Match Two: Cost and Value
The second and final match begins with Trello and Basecamp at a disadvantage.
Basecamp leaps into the fray, hoping its price will do some damage. It’s the only package of the four that allows for unlimited users and projects for a set monthly price. $99 a month seems steep, but it becomes the least expensive option on the list after ten users. The more users you have, the better the value.
Trello hopes to win back the judges as well. While all four packages offer either a free trial or a free tier, Trello’s free offering is the most robust. You get ten boards and unlimited users, free forever. But to get most features, you need the Business Class tier, which runs $9.99 per user per month, paid annually. This is the best value for most small to mid-sized businesses. Their Enterprise tier is annually $17.99 per user per month and nets you stronger admin controls.
Not to be outdone, Monday tries to press its advantage. Its Basic tier runs only $8 per user per month, billed annually, but it lacks many of the software’s best features. Most companies will want the Standard tier for $10 per user per month or the Pro at $16. An Enterprise tier is also available, including every feature and unlimited everything, but you have to contact the company for pricing.
Asana, an early leader, comes into this round with the highest per-user monthly price. Their Premium package runs $10.99, and their Business $24.99. Most small businesses will be happy with Premium, though you miss out on portfolios, goals, and advanced integrations. Their Enterprise tier is priced on a custom basis like Monday.
This would seem a disadvantage for Asana, but a surprise finishing move pushes the software back to the top of the stack! Like Basecamp, Asana also offers a free forever tier that’s fairly useful, even if it’s missing the service’s best features.
The crowd goes crazy as chairs fly, tables break, and bodies crumble under the pressure. By the end, two fighters stagger out of the pack. Asana and Basecamp take the match!
After two matches, only one service emerged victorious in both matches, so with little need to confer, the judges announce a unanimous decision.
The winner is Asana!
The package has the best mix of features and price. It does most everything project managers require from a modern, cloud-based package. What it lacks in chat features it makes up for with over a hundred integrations. They’re standard even in the free tier.
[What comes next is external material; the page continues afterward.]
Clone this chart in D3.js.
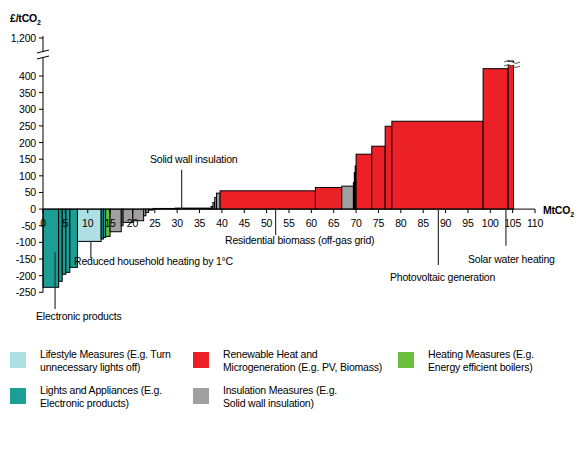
<!DOCTYPE html>
<html><head><meta charset="utf-8">
<script src="https://cdn.jsdelivr.net/npm/d3@7"></script>
<style>body{margin:0;background:#fff}text{font-family:"Liberation Sans",Arial,sans-serif;letter-spacing:-0.2px}</style>
</head><body><svg id="c" width="576" height="454"></svg>
<script>
// abatement options: width (MtCO2), cost (£/tCO2), category
const widths = [3.5,0.8,0.8,0.9,1.7, 5.3, 0.5,0.5, 1.0, 2.5,0.4,2.2,2.4,0.5,0.6,1.0, 5,8,0.4,0.4,0.4,0.8, 21.3,5.9, 2.6, 0.2,0.2,0.2, 3.5,3,1.5,20.4,5.6,1.2];
const costs  = [-235,-217,-196,-190,-175, -97, -90,-85, -82, -68,-50,-40,-35,-20,-10,-3, 2,3,8,20,35,48, 55,65, 69, 80,110,130, 165,189,249,264,422,445];
const cats   = ['L','L','L','L','L','S','L','L','H','I','I','I','I','I','I','I','I','I','I','I','I','I','R','R','I','I','I','I','R','R','R','R','R','R'];
const yTicks = [-250,-200,-150,-100,-50,0,50,100,150,200,250,300,350,400];
const xTicks = d3.range(0,111,5);
const colors = {L:'#1a9e96',S:'#aee0e3',H:'#6cbf3a',I:'#a0a0a0',R:'#ec2027'};
const legend = [
  {c:'S',t:['Lifestyle Measures (E.g. Turn','unnecessary lights off)']},
  {c:'R',t:['Renewable Heat and','Microgeneration (E.g. PV, Biomass)']},
  {c:'H',t:['Heating Measures (E.g.','Energy efficient boilers)']},
  {c:'L',t:['Lights and Appliances (E.g.','Electronic products)']},
  {c:'I',t:['Insulation Measures (E.g.','Solid wall insulation)']}
];
const notes = [
  {x:31, y0:0, y1:118, t:'Solid wall insulation', tx:150, ty:163},
  {x:2.7, y0:-130, y1:-300, t:'Electronic products', tx:36, ty:320},
  {x:10.7, y0:-97, y1:-148, t:'Reduced household heating by 1°C', tx:74, ty:265},
  {x:52, y0:0, y1:-78, t:'Residential biomass (off-gas grid)', tx:225, ty:244},
  {x:88.4, y0:0, y1:-168, t:'Photovoltaic generation', tx:390, ty:281},
  {x:103.5, y0:0, y1:-110, t:'Solar water heating', tx:468, ty:263}
];

const svg = d3.select('#c');
const x = d3.scaleLinear().domain([0,110]).range([43,535]);
const y = d3.scaleLinear().domain([-250,400]).range([292.3,76]);
const fs = 10.5;

let acc = 0;
const bars = widths.map((w,i) => { const b = {x0:acc, x1:acc+w, v:costs[i], c:cats[i]}; acc += w; return b; });

svg.selectAll('rect.bar').data(bars).enter().append('rect')
  .attr('x', d => x(d.x0)).attr('width', d => x(d.x1)-x(d.x0))
  .attr('y', d => Math.min(y(d.v), y(0))).attr('height', d => Math.abs(y(d.v)-y(0)))
  .attr('fill', d => colors[d.c]).attr('stroke', '#000').attr('stroke-width', 1);

// break on the last bar
const lb = bars[bars.length-1];
svg.append('rect').attr('x', x(lb.x0)-3).attr('y', 62).attr('width', x(lb.x1)-x(lb.x0)+6).attr('height', 3).attr('fill', '#fff');
[61,65].forEach(yy => svg.append('path').attr('d', `M${x(lb.x0)-4},${yy+1} q4,-3 8,0 t8,0`).attr('fill','none').attr('stroke','#555'));

// x axis
svg.append('line').attr('x1', x(0)).attr('x2', x(110)).attr('y1', y(0)).attr('y2', y(0)).attr('stroke', '#000');
svg.selectAll('line.xt').data(xTicks).enter().append('line')
  .attr('x1', d => x(d)).attr('x2', d => x(d)).attr('y1', y(0)).attr('y2', y(0)+4).attr('stroke', '#000');
svg.selectAll('text.xt').data(xTicks).enter().append('text')
  .attr('x', d => x(d)).attr('y', y(0)+18).attr('text-anchor', 'middle').attr('font-size', fs).text(d => d);
svg.append('text').attr('x', 543).attr('y', 214).attr('font-size', fs).attr('font-weight', 'bold').text('MtCO').append('tspan').attr('font-size', 7).attr('dy', 3).text('2');

// y axis
svg.append('line').attr('x1', 43).attr('x2', 43).attr('y1', 36).attr('y2', y(-250)).attr('stroke', '#000');
svg.selectAll('line.yt').data(yTicks.concat([1200])).enter().append('line')
  .attr('x1', 39).attr('x2', 43).attr('y1', d => d===1200 ? 38 : y(d)).attr('y2', d => d===1200 ? 38 : y(d)).attr('stroke', '#000');
svg.selectAll('text.yt').data(yTicks).enter().append('text')
  .attr('x', 36).attr('y', d => y(d)+4).attr('text-anchor', 'end').attr('font-size', fs).text(d => d);
svg.append('text').attr('x', 36).attr('y', 42).attr('text-anchor', 'end').attr('font-size', fs).text('1,200');
svg.append('rect').attr('x', 38).attr('y', 52).attr('width', 10).attr('height', 5).attr('fill', '#fff');
[51,57].forEach(yy => svg.append('line').attr('x1', 37).attr('x2', 49).attr('y1', yy+2).attr('y2', yy-1).attr('stroke', '#000'));
svg.append('text').attr('x', 10).attr('y', 22).attr('font-size', fs).attr('font-weight', 'bold').text('£/tCO').append('tspan').attr('font-size', 7).attr('dy', 3).text('2');

// annotations
notes.forEach(n => {
  svg.append('line').attr('x1', x(n.x)).attr('x2', x(n.x)).attr('y1', y(n.y0)).attr('y2', y(n.y1)).attr('stroke', '#333').attr('stroke-width', 1.2);
  svg.append('text').attr('x', n.tx).attr('y', n.ty).attr('font-size', fs).text(n.t);
});

// legend
const lpos = [[10,352],[193,352],[398,352],[10,388],[193,388]];
legend.forEach((l,i) => {
  const [lx,ly] = lpos[i];
  svg.append('rect').attr('x', lx).attr('y', ly).attr('width', 16).attr('height', 16).attr('fill', colors[l.c]);
  l.t.forEach((t,j) => svg.append('text').attr('x', lx+30).attr('y', ly+6+j*13).attr('font-size', fs).text(t));
});
</script></body></html>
Both Monday and Basecamp come in a solid second place. They’re strong offerings with price points comparable to Asana. Monday leads the pack in customizations, while Basecamp becomes the least expensive option above ten users.
Trello is good for what it is, and companies that use Kanban boards exclusively will get a lot of value from the package. It comes in third mainly because you get significantly less overall functionality for about the same price as the other packages.
But remember, all four offer free trials, so download them all and put them through their paces. The best way to learn what works for you is to try them. And with that, we say thank you and good night!